A brash working-class bloke gets a new job in a new town, wages a calculated campaign to seduce and marry the local tycoon’s daughter, entangles himself in a passionate affair with an older woman, and finally gets what he wants — with nearly everyone living unhappily ever after.
On the 60th anniversary of “Room at the Top,” it’s worthwhile to recall how and why this British movie shocked and excited its original audiences. A first feature by Jack Clayton from a best-selling debut novel by John Braine, it opens for a week at Film Forum in a 4K restoration that puts a new sheen on master cinematographer Freddie Francis’s grimy black-and-white images.
Joe Lampton (Laurence Harvey), the film’s antihero, is a ferocious go-getter from a humble background who takes a job in a North England town controlled by the local industrialist. Single-minded and predatory, he sets his sights on the naïve heiress Susan Brown (Heather Sears), while recklessly pursuing the worldly wise but unhappily married Alice Aisgill (Simone Signoret). The heat generated by the affair fuels the movie.

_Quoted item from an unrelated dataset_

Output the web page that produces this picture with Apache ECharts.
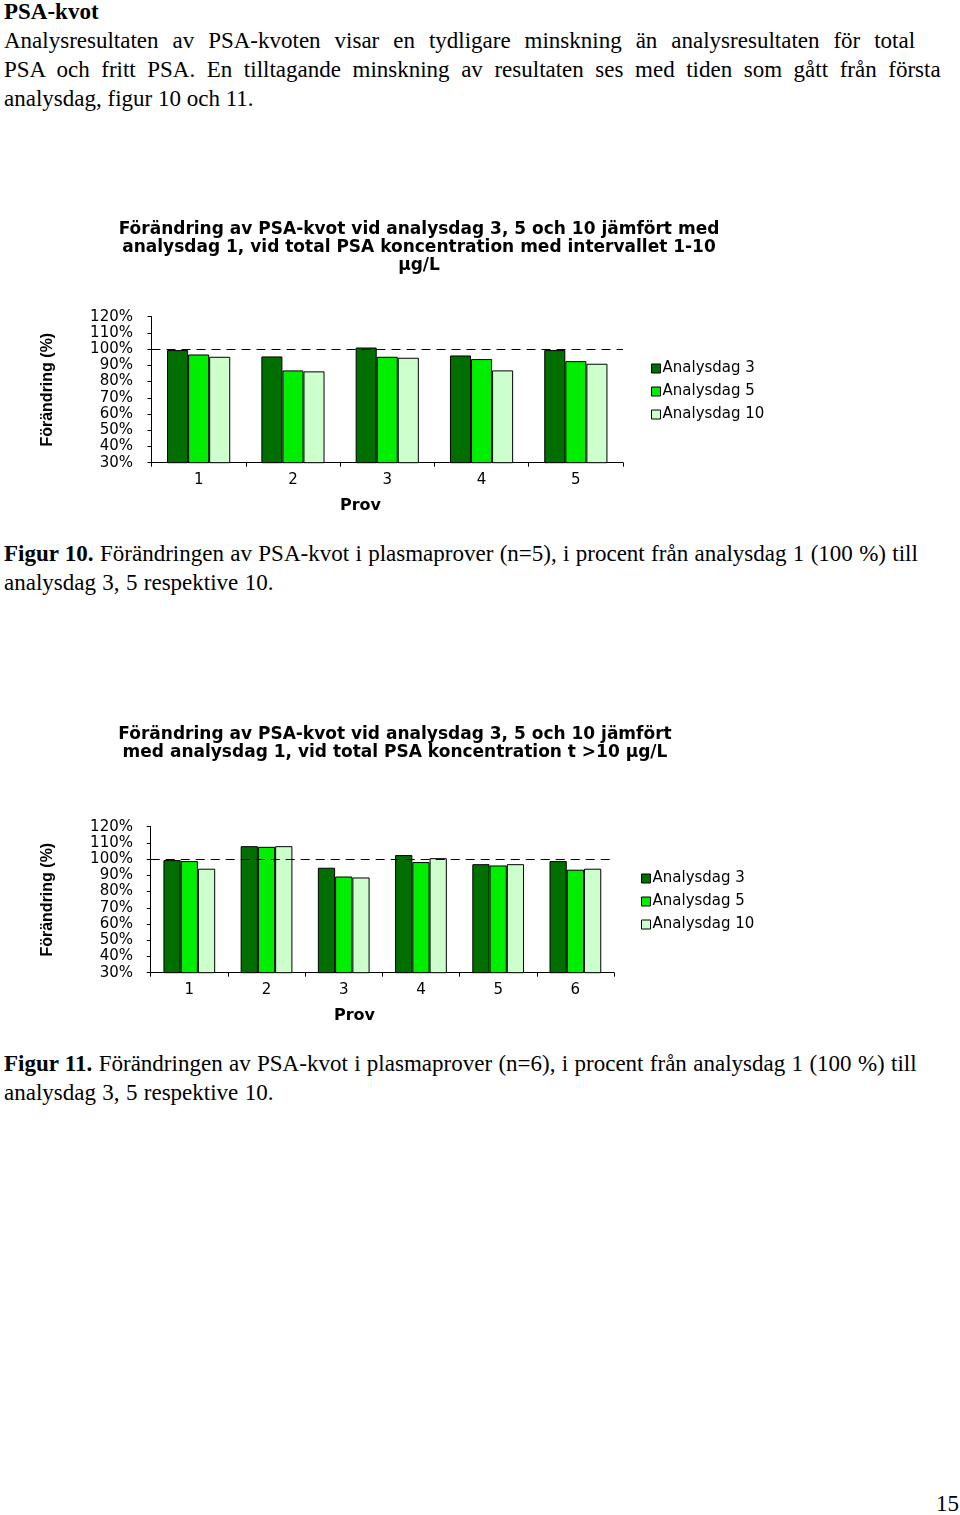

Joe’s bluntly articulated class resentment notwithstanding, “Room at the Top” is quite conservative in its morality — although its sledgehammer ending still packs an emotional wallop. The movie was popular with British audiences but, as noted by the film historian Alexander Walker, many reviewers were offended by its explicit dialogue and situations. There would seem to be a political subtext as well. Given that Joe was a sergeant in the R.A.F. during World War II and supposedly in his mid-20s (making Alice a shockingly old 35), the movie appears to be set around 1950 — a period when Britain’s postwar Labour government put the nation’s old boy network on the defensive.